**Aim of the task**
Can the data below be set down again exactly, line for line?

**Data**
________________
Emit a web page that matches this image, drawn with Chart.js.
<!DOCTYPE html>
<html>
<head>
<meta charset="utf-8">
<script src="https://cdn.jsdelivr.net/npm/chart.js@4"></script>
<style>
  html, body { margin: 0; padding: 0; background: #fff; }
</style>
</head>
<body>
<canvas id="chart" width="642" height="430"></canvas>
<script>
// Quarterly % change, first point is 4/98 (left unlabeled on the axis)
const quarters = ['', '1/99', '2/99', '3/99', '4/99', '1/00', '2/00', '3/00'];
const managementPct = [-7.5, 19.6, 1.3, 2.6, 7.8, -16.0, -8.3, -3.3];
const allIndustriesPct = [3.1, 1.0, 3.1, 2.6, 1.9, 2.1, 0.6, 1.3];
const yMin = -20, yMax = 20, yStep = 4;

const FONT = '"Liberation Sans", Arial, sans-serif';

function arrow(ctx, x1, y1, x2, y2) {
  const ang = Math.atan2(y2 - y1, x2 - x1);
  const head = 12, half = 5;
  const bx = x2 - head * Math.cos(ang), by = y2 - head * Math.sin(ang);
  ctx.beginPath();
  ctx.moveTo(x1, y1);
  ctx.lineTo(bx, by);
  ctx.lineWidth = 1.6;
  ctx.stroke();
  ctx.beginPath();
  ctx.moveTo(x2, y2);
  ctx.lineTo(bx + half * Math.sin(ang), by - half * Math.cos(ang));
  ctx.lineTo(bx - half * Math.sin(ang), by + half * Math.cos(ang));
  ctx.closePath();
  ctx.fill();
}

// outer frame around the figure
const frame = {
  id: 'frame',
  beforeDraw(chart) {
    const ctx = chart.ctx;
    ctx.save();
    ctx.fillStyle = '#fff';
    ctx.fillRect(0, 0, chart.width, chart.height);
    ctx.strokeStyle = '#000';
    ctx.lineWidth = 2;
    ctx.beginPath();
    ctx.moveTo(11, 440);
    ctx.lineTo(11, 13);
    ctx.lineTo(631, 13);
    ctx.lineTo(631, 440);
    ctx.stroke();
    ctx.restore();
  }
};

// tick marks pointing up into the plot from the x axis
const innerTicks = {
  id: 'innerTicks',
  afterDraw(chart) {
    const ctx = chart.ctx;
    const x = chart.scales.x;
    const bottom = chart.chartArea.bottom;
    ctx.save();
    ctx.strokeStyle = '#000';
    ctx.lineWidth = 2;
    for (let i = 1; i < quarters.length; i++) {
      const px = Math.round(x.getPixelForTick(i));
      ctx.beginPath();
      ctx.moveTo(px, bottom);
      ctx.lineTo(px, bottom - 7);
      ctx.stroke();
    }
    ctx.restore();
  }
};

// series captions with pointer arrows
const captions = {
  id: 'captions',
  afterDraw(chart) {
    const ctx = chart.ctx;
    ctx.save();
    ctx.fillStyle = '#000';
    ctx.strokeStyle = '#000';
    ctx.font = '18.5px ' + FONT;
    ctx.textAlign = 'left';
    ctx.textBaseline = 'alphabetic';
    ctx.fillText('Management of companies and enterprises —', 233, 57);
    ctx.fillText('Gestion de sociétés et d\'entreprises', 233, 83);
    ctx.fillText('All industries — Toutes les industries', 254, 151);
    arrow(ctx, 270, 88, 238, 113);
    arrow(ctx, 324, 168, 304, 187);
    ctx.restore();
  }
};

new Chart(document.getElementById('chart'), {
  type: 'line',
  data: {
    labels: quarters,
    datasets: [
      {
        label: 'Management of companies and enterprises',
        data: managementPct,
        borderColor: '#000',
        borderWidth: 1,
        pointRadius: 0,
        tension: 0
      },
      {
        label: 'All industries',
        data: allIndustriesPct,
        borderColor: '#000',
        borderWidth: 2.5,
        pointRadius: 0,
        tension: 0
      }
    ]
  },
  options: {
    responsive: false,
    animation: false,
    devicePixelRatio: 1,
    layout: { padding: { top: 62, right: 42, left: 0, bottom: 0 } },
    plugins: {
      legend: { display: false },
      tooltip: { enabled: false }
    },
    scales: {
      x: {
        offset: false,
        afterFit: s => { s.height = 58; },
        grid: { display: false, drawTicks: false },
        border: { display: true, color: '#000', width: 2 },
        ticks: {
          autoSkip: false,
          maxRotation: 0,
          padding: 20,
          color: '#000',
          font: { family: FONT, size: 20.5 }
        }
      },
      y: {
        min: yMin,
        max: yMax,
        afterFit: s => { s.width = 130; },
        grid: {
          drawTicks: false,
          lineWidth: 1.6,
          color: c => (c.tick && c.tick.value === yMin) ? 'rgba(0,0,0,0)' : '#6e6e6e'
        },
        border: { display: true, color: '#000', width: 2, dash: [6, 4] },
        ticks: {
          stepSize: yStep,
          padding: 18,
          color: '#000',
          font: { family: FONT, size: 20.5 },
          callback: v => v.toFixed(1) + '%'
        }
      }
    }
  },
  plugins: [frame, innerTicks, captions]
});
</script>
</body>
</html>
________________
**Response**
Emit a web page that matches this image, drawn with Chart.js.
<!DOCTYPE html>
<html>
<head>
<meta charset="utf-8">
<script src="https://cdn.jsdelivr.net/npm/chart.js@4"></script>
<style>
  html, body { margin: 0; padding: 0; background: #fff; }
</style>
</head>
<body>
<canvas id="chart" width="642" height="430"></canvas>
<script>
// Quarterly % change, first point is 4/98 (left unlabeled on the axis)
const quarters = ['', '1/99', '2/99', '3/99', '4/99', '1/00', '2/00', '3/00'];
const managementPct = [-7.5, 19.6, 1.3, 2.6, 7.8, -16.0, -8.3, -3.3];
const allIndustriesPct = [3.1, 1.0, 3.1, 2.6, 1.9, 2.1, 0.6, 1.3];
const yMin = -20, yMax = 20, yStep = 4;

const FONT = '"Liberation Sans", Arial, sans-serif';

function arrow(ctx, x1, y1, x2, y2) {
  const ang = Math.atan2(y2 - y1, x2 - x1);
  const head = 12, half = 5;
  const bx = x2 - head * Math.cos(ang), by = y2 - head * Math.sin(ang);
  ctx.beginPath();
  ctx.moveTo(x1, y1);
  ctx.lineTo(bx, by);
  ctx.lineWidth = 1.6;
  ctx.stroke();
  ctx.beginPath();
  ctx.moveTo(x2, y2);
  ctx.lineTo(bx + half * Math.sin(ang), by - half * Math.cos(ang));
  ctx.lineTo(bx - half * Math.sin(ang), by + half * Math.cos(ang));
  ctx.closePath();
  ctx.fill();
}

// outer frame around the figure
const frame = {
  id: 'frame',
  beforeDraw(chart) {
    const ctx = chart.ctx;
    ctx.save();
    ctx.fillStyle = '#fff';
    ctx.fillRect(0, 0, chart.width, chart.height);
    ctx.strokeStyle = '#000';
    ctx.lineWidth = 2;
    ctx.beginPath();
    ctx.moveTo(11, 440);
    ctx.lineTo(11, 13);
    ctx.lineTo(631, 13);
    ctx.lineTo(631, 440);
    ctx.stroke();
    ctx.restore();
  }
};

// tick marks pointing up into the plot from the x axis
const innerTicks = {
  id: 'innerTicks',
  afterDraw(chart) {
    const ctx = chart.ctx;
    const x = chart.scales.x;
    const bottom = chart.chartArea.bottom;
    ctx.save();
    ctx.strokeStyle = '#000';
    ctx.lineWidth = 2;
    for (let i = 1; i < quarters.length; i++) {
      const px = Math.round(x.getPixelForTick(i));
      ctx.beginPath();
      ctx.moveTo(px, bottom);
      ctx.lineTo(px, bottom - 7);
      ctx.stroke();
    }
    ctx.restore();
  }
};

// series captions with pointer arrows
const captions = {
  id: 'captions',
  afterDraw(chart) {
    const ctx = chart.ctx;
    ctx.save();
    ctx.fillStyle = '#000';
    ctx.strokeStyle = '#000';
    ctx.font = '18.5px ' + FONT;
    ctx.textAlign = 'left';
    ctx.textBaseline = 'alphabetic';
    ctx.fillText('Management of companies and enterprises —', 233, 57);
    ctx.fillText('Gestion de sociétés et d\'entreprises', 233, 83);
    ctx.fillText('All industries — Toutes les industries', 254, 151);
    arrow(ctx, 270, 88, 238, 113);
    arrow(ctx, 324, 168, 304, 187);
    ctx.restore();
  }
};

new Chart(document.getElementById('chart'), {
  type: 'line',
  data: {
    labels: quarters,
    datasets: [
      {
        label: 'Management of companies and enterprises',
        data: managementPct,
        borderColor: '#000',
        borderWidth: 1,
        pointRadius: 0,
        tension: 0
      },
      {
        label: 'All industries',
        data: allIndustriesPct,
        borderColor: '#000',
        borderWidth: 2.5,
        pointRadius: 0,
        tension: 0
      }
    ]
  },
  options: {
    responsive: false,
    animation: false,
    devicePixelRatio: 1,
    layout: { padding: { top: 62, right: 42, left: 0, bottom: 0 } },
    plugins: {
      legend: { display: false },
      tooltip: { enabled: false }
    },
    scales: {
      x: {
        offset: false,
        afterFit: s => { s.height = 58; },
        grid: { display: false, drawTicks: false },
        border: { display: true, color: '#000', width: 2 },
        ticks: {
          autoSkip: false,
          maxRotation: 0,
          padding: 20,
          color: '#000',
          font: { family: FONT, size: 20.5 }
        }
      },
      y: {
        min: yMin,
        max: yMax,
        afterFit: s => { s.width = 130; },
        grid: {
          drawTicks: false,
          lineWidth: 1.6,
          color: c => (c.tick && c.tick.value === yMin) ? 'rgba(0,0,0,0)' : '#6e6e6e'
        },
        border: { display: true, color: '#000', width: 2, dash: [6, 4] },
        ticks: {
          stepSize: yStep,
          padding: 18,
          color: '#000',
          font: { family: FONT, size: 20.5 },
          callback: v => v.toFixed(1) + '%'
        }
      }
    }
  },
  plugins: [frame, innerTicks, captions]
});
</script>
</body>
</html>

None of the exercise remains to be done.